US Treasury Sanctions Six Ethereum Addresses Tied to Sinaloa Cartel Crypto Laundering

The US Treasury slapped sanctions Wednesday on a cryptocurrency money-laundering network linked to the Sinaloa Cartel, freezing six Ethereum addresses at the center of the operation. Authorities say the group, led by Armando de Jesus Ojeda Aviles, took bulk cash from drug sales — including fentanyl — and turned it into crypto, moving proceeds across borders.

Who's behind the network

The Treasury identified three key figures. Ojeda Aviles runs the laundering operation, converting physical drug cash into cryptocurrency. Jesus Alonso Aispuro Felix acts as the network's chief money broker, handling large cryptocurrency transfers of drug proceeds. A third man, Rodrigo Alarcon Palomares, was indicted in April 2024 by a federal grand jury in Colorado for laundering drug money through crypto. All three are tied to the Sinaloa Cartel, which the US has designated as a significant foreign narcotics trafficker since April 2009.

The six sanctioned addresses

The Treasury's Office of Foreign Assets Control blacklisted six Ethereum addresses, five of which are connected directly to Ojeda Aviles.

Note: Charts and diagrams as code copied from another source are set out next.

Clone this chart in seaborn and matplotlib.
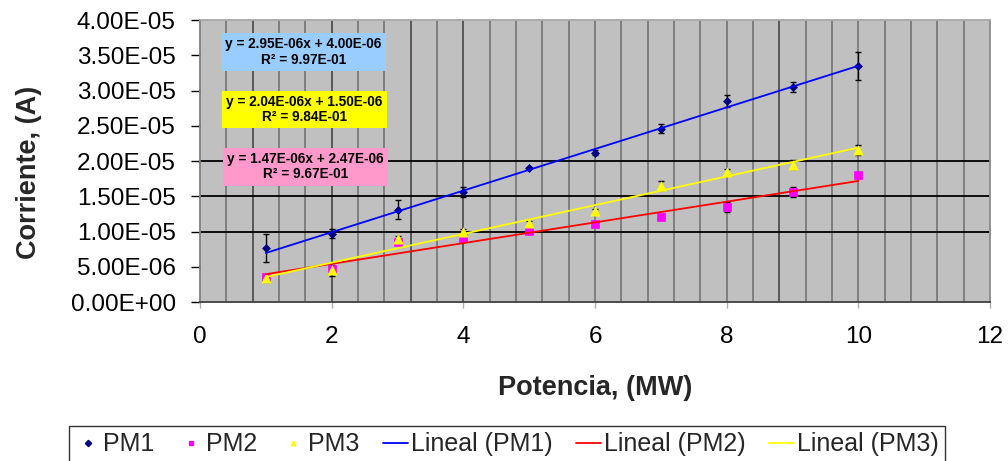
import numpy as np
import pandas as pd
import matplotlib
matplotlib.use("Agg")
import matplotlib.pyplot as plt
from matplotlib.lines import Line2D
import seaborn as sns

# ---------------- data ----------------
potencia = [1, 2, 3, 4, 5, 6, 7, 8, 9, 10]
pm1 = [7.7e-6, 9.7e-6, 13.1e-6, 15.6e-6, 19.0e-6, 21.2e-6, 24.6e-6, 28.5e-6, 30.5e-6, 33.5e-6]
pm1_err = [2.0e-6, 0.65e-6, 1.35e-6, 0.7e-6, 0.2e-6, 0.3e-6, 0.6e-6, 0.8e-6, 0.7e-6, 2.0e-6]
pm2 = [3.6e-6, 4.7e-6, 8.5e-6, 9.1e-6, 10.1e-6, 11.1e-6, 12.1e-6, 13.5e-6, 15.6e-6, 18.0e-6]
pm2_err = [0.3e-6, 0.3e-6, 0.3e-6, 0.3e-6, 0.2e-6, 0.2e-6, 0.2e-6, 0.7e-6, 0.7e-6, 0.3e-6]
pm3 = [3.4e-6, 4.5e-6, 8.95e-6, 9.9e-6, 11.2e-6, 12.9e-6, 16.5e-6, 18.5e-6, 19.5e-6, 21.5e-6]
pm3_err = [0.5e-6, 0.8e-6, 0.4e-6, 0.4e-6, 0.3e-6, 0.3e-6, 0.6e-6, 0.4e-6, 0.7e-6, 0.7e-6]

series_names = ["PM1", "PM2", "PM3"]
slopes = [2.95e-6, 1.47e-6, 2.04e-6]
intercepts = [4.00e-6, 2.47e-6, 1.50e-6]
fit_labels = ["y = 2.95E-06x + 4.00E-06\nR\u00b2 = 9.97E-01",
              "y = 1.47E-06x + 2.47E-06\nR\u00b2 = 9.67E-01",
              "y = 2.04E-06x + 1.50E-06\nR\u00b2 = 9.84E-01"]
trend_names = ["Lineal (PM1)", "Lineal (PM2)", "Lineal (PM3)"]

x_ticks = [0, 2, 4, 6, 8, 10, 12]
x_tick_labels = ["0", "2", "4", "6", "8", "10", "12"]
y_ticks = [0, 5e-6, 1e-5, 1.5e-5, 2e-5, 2.5e-5, 3e-5, 3.5e-5, 4e-5]
y_tick_labels = ["0.00E+00", "5.00E-06", "1.00E-05", "1.50E-05", "2.00E-05",
                 "2.50E-05", "3.00E-05", "3.50E-05", "4.00E-05"]

# ---------------- style ----------------
sns.set_theme(style="white")
plt.rcParams["font.family"] = ["Liberation Sans", "DejaVu Sans"]

W, H = 1008, 461
fig = plt.figure(figsize=(W / 100, H / 100), dpi=100)
ax = fig.add_axes([200 / W, 1 - 302 / H, 790 / W, 282 / H])
ax.set_facecolor("#C0C0C0")

# vertical gridlines (Excel minor grid)
for gx in np.arange(0.4, 12.0, 0.4):
    dark = any(abs(gx - d) < 1e-6 for d in (0.8, 2.0, 3.2, 4.0, 8.8))
    ax.axvline(gx, color="#505050" if dark else "#7a7a7a", lw=1.3, zorder=0.5)
for gy in (1e-5, 1.5e-5, 2e-5):
    ax.axhline(gy, color="#000000", lw=1.3, zorder=0.6)

df = pd.DataFrame({"x": potencia * 3,
                   "y": pm1 + pm2 + pm3,
                   "err": pm1_err + pm2_err + pm3_err,
                   "serie": sum([[n] * len(potencia) for n in series_names], [])})

colors = {"PM1": "#000080", "PM2": "#FF00FF", "PM3": "#FFFF00"}
markers = {"PM1": "D", "PM2": "s", "PM3": "^"}
sizes = {"PM1": 16, "PM2": 36, "PM3": 44}
trend_colors = ["#0000FF", "#FF0000", "#FFFF00"]

# error bars
for n in series_names:
    d = df[df.serie == n]
    ax.errorbar(d.x, d.y, yerr=d.err, fmt="none", ecolor="#000000",
                elinewidth=1.0, capsize=2.5, capthick=1.0, zorder=2)

# points
for n in series_names:
    d = df[df.serie == n]
    sns.scatterplot(data=d, x="x", y="y", ax=ax, color=colors[n], marker=markers[n],
                    s=sizes[n], edgecolor=colors[n], linewidth=0.5, zorder=3, legend=False)

# trend lines
xs = np.array([potencia[0], potencia[-1]])
for i, n in enumerate(series_names):
    tdf = pd.DataFrame({"x": xs, "y": slopes[i] * xs + intercepts[i]})
    sns.lineplot(data=tdf, x="x", y="y", ax=ax, color=trend_colors[i], lw=1.3, zorder=4)

# equation boxes
box_cols = ["#99CCFF", "#FF99CC", "#FFFF00"]
box_pos = [(1.57, 3.55e-5), (1.60, 1.92e-5), (1.59, 2.73e-5)]
for i in range(3):
    ax.text(box_pos[i][0], box_pos[i][1], fit_labels[i], ha="center", va="center",
            multialignment="center", fontsize=9.8, fontweight="bold", linespacing=1.15,
            color="black", zorder=6,
            bbox=dict(boxstyle="square,pad=0.3", fc=box_cols[i], ec="none"))

ax.set_xlim(0, 12)
ax.set_ylim(0, 4e-5)
ax.set_xticks(x_ticks)
ax.set_xticklabels(x_tick_labels)
ax.set_yticks(y_ticks)
ax.set_yticklabels(y_tick_labels)
ax.tick_params(axis="y", left=True, direction="out", length=6.5, width=1.0,
               color="black", pad=11, labelsize=17.5, labelcolor="black")
ax.tick_params(axis="x", bottom=True, direction="out", length=4.5, width=1.0,
               color="#b0b0b0", pad=13, labelsize=17.5, labelcolor="black")

for side, c in (("left", "#808080"), ("bottom", "#404040"), ("top", "#a8a8a8"), ("right", "#8a8a8a")):
    ax.spines[side].set_visible(True)
    ax.spines[side].set_color(c)
    ax.spines[side].set_linewidth(1.3)

ax.set_xlabel("Potencia, (MW)", fontsize=19.5, fontweight="bold")
ax.set_ylabel("Corriente, (A)", fontsize=19.5, fontweight="bold")
ax.xaxis.set_label_coords(0.5, -0.305)
ax.xaxis.label.set_va("center")
ax.yaxis.set_label_coords(-0.217, 0.46)
ax.yaxis.label.set_va("center")

# legend
handles = []
for n in series_names:
    handles.append(Line2D([], [], ls="none", marker=markers[n], color=colors[n],
                          markersize=3.2, label=n))
for i, n in enumerate(trend_names):
    handles.append(Line2D([], [], color=trend_colors[i], lw=1.3, label=n))
leg = fig.legend(handles=handles, loc="upper center", ncol=6,
                 bbox_to_anchor=(507 / W, 1 - 426 / H), frameon=True, fancybox=False,
                 fontsize=18, handlelength=1.0, handletextpad=0.1, columnspacing=0.95,
                 borderpad=0.25, borderaxespad=0)
leg.get_frame().set_edgecolor("#000000")
leg.get_frame().set_linewidth(1.0)

fig.savefig("out.png", dpi=100)
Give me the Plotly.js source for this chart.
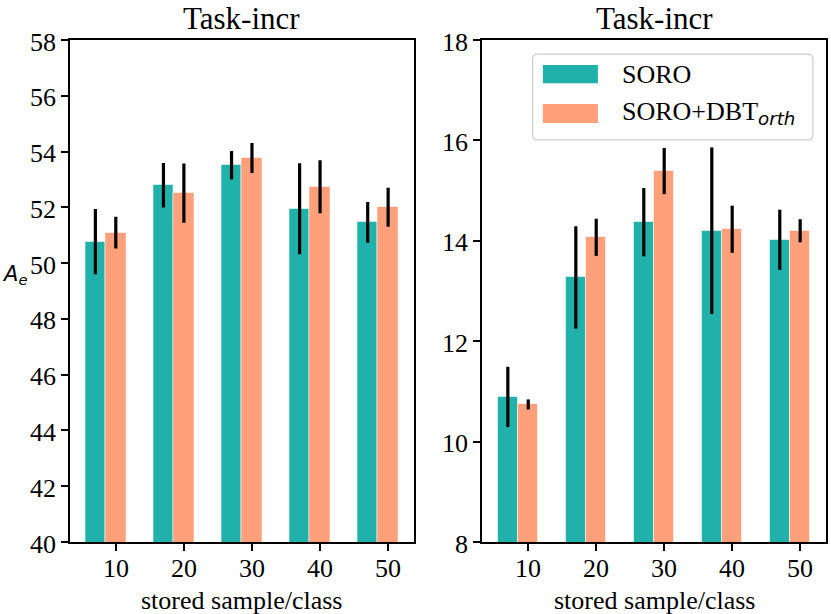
<!DOCTYPE html>
<html>
<head>
<meta charset="utf-8">
<script src="https://cdn.plot.ly/plotly-3.0.1.min.js"></script>
<style>html,body{margin:0;padding:0;background:#fff;}#chart{width:831px;height:614px;}</style>
</head>
<body>
<div id="chart"></div>
<script>
// ---- data ----
const categories = ['10', '20', '30', '40', '50'];
const seriesNames = ['SORO', 'SORO+DBT<sub><span style="font-family:DejaVu Sans"><i>orth</i></span></sub>'];
const panelTitles = ['Task-incr', 'Task-incr'];
const xLabel = 'stored sample/class';
const yLabel = '<i>A</i><sub><i>e</i></sub>';
const leftTicks = [40, 42, 44, 46, 48, 50, 52, 54, 56, 58];
const rightTicks = [8, 10, 12, 14, 16, 18];

const soroLeft = [50.77, 52.79, 53.51, 51.95, 51.46];
const soroLeftErr = [1.17, 0.80, 0.51, 1.63, 0.73];
const dbtLeft = [51.09, 52.51, 53.77, 52.74, 52.00];
const dbtLeftErr = [0.57, 1.06, 0.54, 0.95, 0.70];

const soroRight = [10.89, 13.27, 14.37, 14.20, 14.02];
const soroRightErr = [0.60, 1.02, 0.68, 1.66, 0.60];
const dbtRight = [10.74, 14.07, 15.39, 14.23, 14.20];
const dbtRightErr = [0.10, 0.37, 0.46, 0.47, 0.23];

// ---- style ----
const C1 = '#20B2AA', C2 = '#FFA07A';
const W = 0.3;
const SERIF = 'Liberation Serif';
const idx = categories.map((_, i) => i);
const FT = {family: SERIF, size: 26, color: '#000'};

function barTrace(xs, ys, errs, color, xa, ya) {
  return {
    type: 'bar', x: xs, y: ys, width: W, xaxis: xa, yaxis: ya,
    marker: {color: color, line: {color: 'rgba(255,255,255,0.55)', width: 1}},
    error_y: {type: 'data', array: errs, visible: true, color: '#000', thickness: 3.2, width: 0},
    showlegend: false, hoverinfo: 'skip'
  };
}

const data = [
  barTrace(idx, soroLeft, soroLeftErr, C1, 'x', 'y'),
  barTrace(idx.map(i => i + W), dbtLeft, dbtLeftErr, C2, 'x', 'y'),
  barTrace(idx, soroRight, soroRightErr, C1, 'x2', 'y2'),
  barTrace(idx.map(i => i + W), dbtRight, dbtRightErr, C2, 'x2', 'y2')
];

function makeX(domain, anchor) {
  return {
    domain: domain, anchor: anchor, range: [-0.38, 4.68],
    tickmode: 'array', tickvals: idx.map(i => i + W), ticktext: categories, showticklabels: false,
    ticks: 'outside', ticklen: 7, tickwidth: 1.5, tickcolor: '#000',
    showline: true, linecolor: '#000', linewidth: 1.6, mirror: true,
    showgrid: false, zeroline: false
  };
}
function makeY(domain, anchor, ticks) {
  return {
    domain: domain, anchor: anchor, range: [ticks[0], ticks[ticks.length - 1]],
    tickmode: 'array', tickvals: ticks, showticklabels: false,
    ticks: 'outside', ticklen: 7, tickwidth: 1.5, tickcolor: '#000',
    showline: true, linecolor: '#000', linewidth: 1.6, mirror: true,
    showgrid: false, zeroline: false
  };
}

// tick labels as text placed through each axis' own scale
function xTickLabels(xa) {
  return categories.map((c, i) => ({
    text: c, xref: xa, yref: xa === 'x' ? 'y domain' : 'y2 domain', x: i + W, y: 0,
    xanchor: 'center', yanchor: 'middle', yshift: -26, showarrow: false, font: FT
  }));
}
function yTickLabels(ya, ticks) {
  return ticks.map(v => ({
    text: String(v), xref: ya === 'y' ? 'x domain' : 'x2 domain', yref: ya, x: 0, y: v,
    xanchor: 'right', yanchor: 'middle', xshift: -12, yshift: -2, showarrow: false, font: FT
  }));
}

const yDom = [1 - 542 / 614, 1 - 40 / 614];
const legendPath = (function () {
  const x0 = 0.147, x1 = 0.962, y0 = 0.801, y1 = 0.972;
  const rx = 5 / 344, ry = 5 / 502;
  return 'M' + (x0 + rx) + ',' + y0 + ' L' + (x1 - rx) + ',' + y0 +
    ' Q' + x1 + ',' + y0 + ' ' + x1 + ',' + (y0 + ry) + ' L' + x1 + ',' + (y1 - ry) +
    ' Q' + x1 + ',' + y1 + ' ' + (x1 - rx) + ',' + y1 + ' L' + (x0 + rx) + ',' + y1 +
    ' Q' + x0 + ',' + y1 + ' ' + x0 + ',' + (y1 - ry) + ' L' + x0 + ',' + (y0 + ry) +
    ' Q' + x0 + ',' + y0 + ' ' + (x0 + rx) + ',' + y0 + ' Z';
})();

const layout = {
  width: 831, height: 614, autosize: false,
  font: FT,
  margin: {l: 0, r: 0, t: 0, b: 0},
  paper_bgcolor: '#fff', plot_bgcolor: '#fff',
  bargap: 0, barmode: 'overlay',
  xaxis: makeX([69.5 / 831, 414 / 831], 'y'),
  yaxis: makeY(yDom, 'x', leftTicks),
  xaxis2: makeX([482 / 831, 826 / 831], 'y2'),
  yaxis2: makeY(yDom, 'x2', rightTicks),
  annotations: [].concat(
    xTickLabels('x'), xTickLabels('x2'),
    yTickLabels('y', leftTicks), yTickLabels('y2', rightTicks),
    [
      {text: xLabel, xref: 'x domain', yref: 'paper', x: 0.5, y: 1 - 600 / 614,
       xanchor: 'center', yanchor: 'middle', showarrow: false, font: FT},
      {text: xLabel, xref: 'x2 domain', yref: 'paper', x: 0.5, y: 1 - 600 / 614,
       xanchor: 'center', yanchor: 'middle', showarrow: false, font: FT},
      {text: panelTitles[0], xref: 'x domain', yref: 'paper', x: 0.5, y: 1 - 18 / 614,
       xanchor: 'center', yanchor: 'middle', showarrow: false,
       font: {family: SERIF, size: 31, color: '#000'}},
      {text: panelTitles[1], xref: 'x2 domain', yref: 'paper', x: 0.5, y: 1 - 18 / 614,
       xanchor: 'center', yanchor: 'middle', showarrow: false,
       font: {family: SERIF, size: 31, color: '#000'}},
      {text: yLabel, xref: 'paper', yref: 'paper', x: 0, y: 1 - 275 / 614,
       xanchor: 'left', yanchor: 'middle', showarrow: false,
       font: {family: 'DejaVu Sans', size: 21, color: '#000'}},
      {text: seriesNames[0], xref: 'x2 domain', yref: 'y2 domain', x: 0.401, y: 0.932,
       xanchor: 'left', yanchor: 'middle', showarrow: false, font: FT},
      {text: seriesNames[1], xref: 'x2 domain', yref: 'y2 domain', x: 0.401, y: 0.855,
       xanchor: 'left', yanchor: 'middle', showarrow: false, font: FT}
    ]),
  shapes: [
    {type: 'path', xref: 'x2 domain', yref: 'y2 domain', path: legendPath,
     fillcolor: 'rgba(255,255,255,0.8)', line: {color: '#cccccc', width: 1.2}, layer: 'above'},
    {type: 'rect', xref: 'x2 domain', yref: 'y2 domain', x0: 0.177, x1: 0.337, y0: 0.914, y1: 0.950,
     fillcolor: C1, line: {width: 0}, layer: 'above'},
    {type: 'rect', xref: 'x2 domain', yref: 'y2 domain', x0: 0.177, x1: 0.337, y0: 0.8347, y1: 0.8725,
     fillcolor: C2, line: {width: 0}, layer: 'above'}
  ]
};

Plotly.newPlot('chart', data, layout, {displayModeBar: false});
</script>
</body>
</html>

Anyone in the US is now barred from transacting with those wallets. The move effectively cuts the addresses off from US-based exchanges and services, though on-chain activity outside US jurisdiction isn't directly blocked.

The sanctions come as US agencies ramp up pressure on cartels using crypto to launder fentanyl proceeds. Fentanyl trafficking has become a top national security priority, and the Treasury has increasingly targeted digital wallets alongside traditional bank accounts. The action against Ojeda Aviles' network signals investigators are following the crypto trail all the way back to the cartel's drug cash collectors.

The indictment of Palomares in Colorado and the new sanctions suggest parallel criminal and financial cases are moving forward. What remains unclear is how much of the cartel's overall laundering flow went through these Ethereum addresses, and whether the Treasury will name additional wallets tied to Felix or other brokers.